### Dataset

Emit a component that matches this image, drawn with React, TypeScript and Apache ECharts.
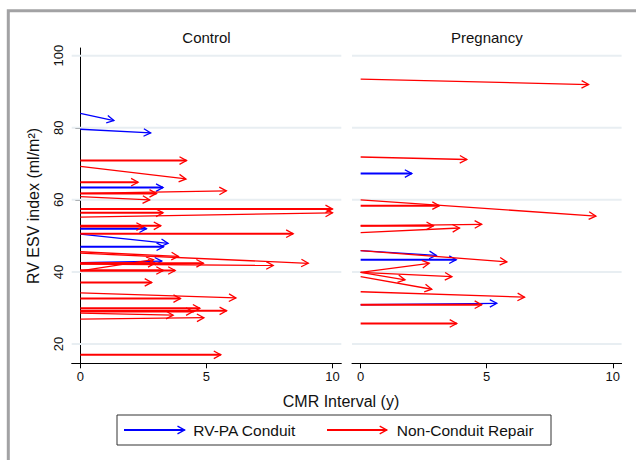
...
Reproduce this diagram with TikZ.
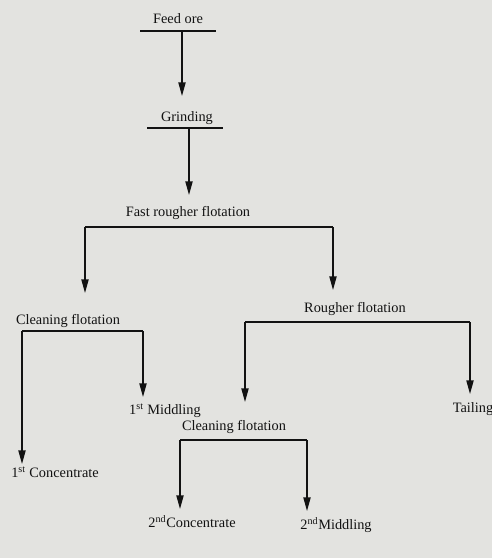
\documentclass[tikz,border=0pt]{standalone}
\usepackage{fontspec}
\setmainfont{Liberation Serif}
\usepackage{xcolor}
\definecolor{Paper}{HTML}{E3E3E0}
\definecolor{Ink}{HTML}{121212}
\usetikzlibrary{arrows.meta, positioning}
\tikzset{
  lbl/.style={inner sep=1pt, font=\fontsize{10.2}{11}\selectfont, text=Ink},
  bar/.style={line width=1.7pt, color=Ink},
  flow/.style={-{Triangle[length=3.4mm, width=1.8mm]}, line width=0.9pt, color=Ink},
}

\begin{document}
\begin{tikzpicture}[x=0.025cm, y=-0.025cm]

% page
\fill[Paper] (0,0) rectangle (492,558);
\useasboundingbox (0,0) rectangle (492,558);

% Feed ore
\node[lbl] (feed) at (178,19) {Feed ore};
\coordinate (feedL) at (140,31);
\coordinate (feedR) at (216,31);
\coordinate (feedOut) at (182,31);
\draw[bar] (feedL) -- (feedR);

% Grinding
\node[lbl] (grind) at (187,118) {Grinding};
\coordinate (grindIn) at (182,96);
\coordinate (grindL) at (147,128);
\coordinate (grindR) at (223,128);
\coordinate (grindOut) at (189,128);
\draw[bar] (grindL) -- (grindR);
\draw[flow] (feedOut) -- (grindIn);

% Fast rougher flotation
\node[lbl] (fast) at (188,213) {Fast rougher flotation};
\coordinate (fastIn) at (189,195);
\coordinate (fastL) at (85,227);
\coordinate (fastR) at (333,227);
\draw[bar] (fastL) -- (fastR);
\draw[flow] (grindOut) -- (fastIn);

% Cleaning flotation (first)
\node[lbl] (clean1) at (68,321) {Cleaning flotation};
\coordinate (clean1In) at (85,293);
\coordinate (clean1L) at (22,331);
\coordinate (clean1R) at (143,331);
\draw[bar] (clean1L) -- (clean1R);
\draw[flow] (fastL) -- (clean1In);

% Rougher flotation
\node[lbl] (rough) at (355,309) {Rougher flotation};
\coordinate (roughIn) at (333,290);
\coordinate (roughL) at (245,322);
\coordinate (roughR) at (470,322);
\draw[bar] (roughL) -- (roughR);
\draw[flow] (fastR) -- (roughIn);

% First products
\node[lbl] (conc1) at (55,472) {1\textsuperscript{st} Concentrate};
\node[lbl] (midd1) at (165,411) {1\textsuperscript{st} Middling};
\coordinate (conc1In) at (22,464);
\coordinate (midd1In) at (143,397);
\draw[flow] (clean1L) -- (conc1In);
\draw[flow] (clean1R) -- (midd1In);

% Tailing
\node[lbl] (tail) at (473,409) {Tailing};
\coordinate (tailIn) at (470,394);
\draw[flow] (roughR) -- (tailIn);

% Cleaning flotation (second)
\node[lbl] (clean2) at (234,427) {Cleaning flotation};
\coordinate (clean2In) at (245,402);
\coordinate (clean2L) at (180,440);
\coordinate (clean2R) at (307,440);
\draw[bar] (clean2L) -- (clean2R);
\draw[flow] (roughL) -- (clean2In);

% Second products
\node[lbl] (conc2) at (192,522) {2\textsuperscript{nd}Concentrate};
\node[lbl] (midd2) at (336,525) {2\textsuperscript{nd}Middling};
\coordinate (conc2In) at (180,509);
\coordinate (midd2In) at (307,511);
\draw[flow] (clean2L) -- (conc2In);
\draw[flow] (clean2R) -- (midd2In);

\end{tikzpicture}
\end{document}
--
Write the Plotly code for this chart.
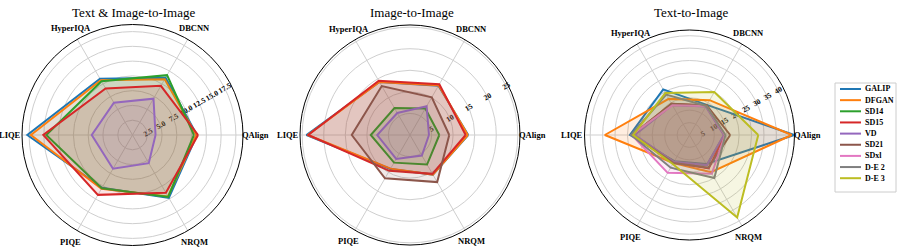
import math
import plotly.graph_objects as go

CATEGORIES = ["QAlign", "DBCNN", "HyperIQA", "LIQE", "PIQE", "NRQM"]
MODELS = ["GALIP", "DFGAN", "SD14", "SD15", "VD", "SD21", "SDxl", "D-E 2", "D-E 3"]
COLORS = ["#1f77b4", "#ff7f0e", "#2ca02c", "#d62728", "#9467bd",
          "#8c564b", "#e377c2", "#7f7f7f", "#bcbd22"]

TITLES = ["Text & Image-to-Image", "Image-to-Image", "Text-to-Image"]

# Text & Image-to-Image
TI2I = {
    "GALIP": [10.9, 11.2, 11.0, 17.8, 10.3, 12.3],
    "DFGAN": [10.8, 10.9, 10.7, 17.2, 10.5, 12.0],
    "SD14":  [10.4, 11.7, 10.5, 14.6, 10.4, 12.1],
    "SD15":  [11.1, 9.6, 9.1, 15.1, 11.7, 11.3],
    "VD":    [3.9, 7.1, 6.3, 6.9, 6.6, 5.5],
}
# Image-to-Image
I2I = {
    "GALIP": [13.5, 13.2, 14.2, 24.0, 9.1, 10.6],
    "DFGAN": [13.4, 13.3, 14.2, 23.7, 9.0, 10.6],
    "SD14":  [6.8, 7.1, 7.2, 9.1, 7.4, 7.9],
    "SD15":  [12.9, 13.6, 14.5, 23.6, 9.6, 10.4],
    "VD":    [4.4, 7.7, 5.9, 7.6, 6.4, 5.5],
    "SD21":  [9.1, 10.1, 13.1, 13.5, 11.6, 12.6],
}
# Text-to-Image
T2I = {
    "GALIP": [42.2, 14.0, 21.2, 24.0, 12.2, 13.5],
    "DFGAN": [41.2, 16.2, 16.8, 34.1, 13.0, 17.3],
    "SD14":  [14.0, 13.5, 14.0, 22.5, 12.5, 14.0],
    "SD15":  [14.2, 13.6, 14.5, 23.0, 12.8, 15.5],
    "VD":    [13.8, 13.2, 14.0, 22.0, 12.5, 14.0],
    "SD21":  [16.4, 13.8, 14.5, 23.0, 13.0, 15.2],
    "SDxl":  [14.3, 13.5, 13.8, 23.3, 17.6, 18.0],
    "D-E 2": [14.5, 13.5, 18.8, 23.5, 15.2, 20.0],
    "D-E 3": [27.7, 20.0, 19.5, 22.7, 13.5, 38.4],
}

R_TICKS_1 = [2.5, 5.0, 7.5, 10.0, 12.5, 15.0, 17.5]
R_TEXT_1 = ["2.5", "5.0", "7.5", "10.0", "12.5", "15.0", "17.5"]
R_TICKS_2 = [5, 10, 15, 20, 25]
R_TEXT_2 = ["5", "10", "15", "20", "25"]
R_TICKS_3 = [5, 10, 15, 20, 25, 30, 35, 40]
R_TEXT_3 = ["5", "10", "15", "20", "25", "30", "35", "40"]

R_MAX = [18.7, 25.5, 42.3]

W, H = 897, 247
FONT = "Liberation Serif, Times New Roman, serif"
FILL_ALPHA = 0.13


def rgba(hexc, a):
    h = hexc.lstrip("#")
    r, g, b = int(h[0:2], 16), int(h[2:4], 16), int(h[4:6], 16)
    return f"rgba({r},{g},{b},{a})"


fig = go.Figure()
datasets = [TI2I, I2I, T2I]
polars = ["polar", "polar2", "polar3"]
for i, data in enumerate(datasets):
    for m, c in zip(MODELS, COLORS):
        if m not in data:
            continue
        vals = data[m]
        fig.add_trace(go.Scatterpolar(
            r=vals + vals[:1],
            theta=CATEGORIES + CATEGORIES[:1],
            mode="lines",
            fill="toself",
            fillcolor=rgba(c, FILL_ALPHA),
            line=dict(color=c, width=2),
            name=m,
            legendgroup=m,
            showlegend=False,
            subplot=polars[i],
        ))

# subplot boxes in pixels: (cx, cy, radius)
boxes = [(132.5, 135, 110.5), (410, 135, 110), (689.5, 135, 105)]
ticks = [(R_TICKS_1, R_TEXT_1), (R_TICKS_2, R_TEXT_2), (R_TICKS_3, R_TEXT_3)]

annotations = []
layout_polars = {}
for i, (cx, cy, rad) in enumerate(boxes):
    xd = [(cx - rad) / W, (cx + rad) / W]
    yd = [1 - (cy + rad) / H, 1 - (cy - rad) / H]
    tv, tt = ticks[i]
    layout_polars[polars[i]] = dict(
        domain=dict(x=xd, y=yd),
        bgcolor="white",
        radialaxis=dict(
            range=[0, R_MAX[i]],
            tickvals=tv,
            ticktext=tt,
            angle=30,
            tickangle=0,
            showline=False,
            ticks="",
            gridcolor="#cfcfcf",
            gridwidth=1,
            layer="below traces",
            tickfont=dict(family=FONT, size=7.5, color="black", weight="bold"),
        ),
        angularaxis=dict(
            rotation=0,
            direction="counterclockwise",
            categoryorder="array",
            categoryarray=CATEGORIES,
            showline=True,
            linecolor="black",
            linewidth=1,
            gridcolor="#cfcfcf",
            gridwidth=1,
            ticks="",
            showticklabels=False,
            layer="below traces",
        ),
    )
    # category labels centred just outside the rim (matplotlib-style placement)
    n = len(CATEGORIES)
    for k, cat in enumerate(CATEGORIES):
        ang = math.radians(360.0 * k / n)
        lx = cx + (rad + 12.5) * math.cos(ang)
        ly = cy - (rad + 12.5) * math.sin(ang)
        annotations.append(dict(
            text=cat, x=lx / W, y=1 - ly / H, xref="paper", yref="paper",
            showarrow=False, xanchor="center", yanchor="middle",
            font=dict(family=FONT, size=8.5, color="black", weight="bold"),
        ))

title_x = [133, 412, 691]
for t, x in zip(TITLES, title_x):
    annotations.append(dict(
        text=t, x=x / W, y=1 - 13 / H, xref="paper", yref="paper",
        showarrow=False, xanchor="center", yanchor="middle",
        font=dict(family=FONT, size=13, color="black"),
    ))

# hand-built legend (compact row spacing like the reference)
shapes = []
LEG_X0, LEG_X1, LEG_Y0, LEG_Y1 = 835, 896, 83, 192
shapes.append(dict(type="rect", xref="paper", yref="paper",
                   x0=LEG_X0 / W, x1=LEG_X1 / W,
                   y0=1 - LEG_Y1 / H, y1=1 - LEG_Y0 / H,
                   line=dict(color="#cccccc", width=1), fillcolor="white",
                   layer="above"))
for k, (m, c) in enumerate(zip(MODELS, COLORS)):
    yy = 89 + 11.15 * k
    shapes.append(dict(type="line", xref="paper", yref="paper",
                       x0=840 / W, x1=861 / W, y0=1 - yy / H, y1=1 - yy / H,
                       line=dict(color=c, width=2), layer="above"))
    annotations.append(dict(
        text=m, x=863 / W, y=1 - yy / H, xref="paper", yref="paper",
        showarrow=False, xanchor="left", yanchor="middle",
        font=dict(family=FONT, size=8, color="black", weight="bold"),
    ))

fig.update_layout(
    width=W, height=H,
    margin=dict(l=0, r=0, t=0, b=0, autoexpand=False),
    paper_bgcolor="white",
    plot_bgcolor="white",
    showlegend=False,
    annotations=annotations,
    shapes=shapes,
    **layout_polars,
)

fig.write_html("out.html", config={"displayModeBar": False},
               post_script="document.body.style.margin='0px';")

### Task prompt
Make an exact copy of the lines from the one containing "Write the Plotly code for this chart." to the one containing "import plotly.graph_objects as go", keeping both and leaving out every picture.

### Full answer
Write the Plotly code for this chart.
import math
import plotly.graph_objects as go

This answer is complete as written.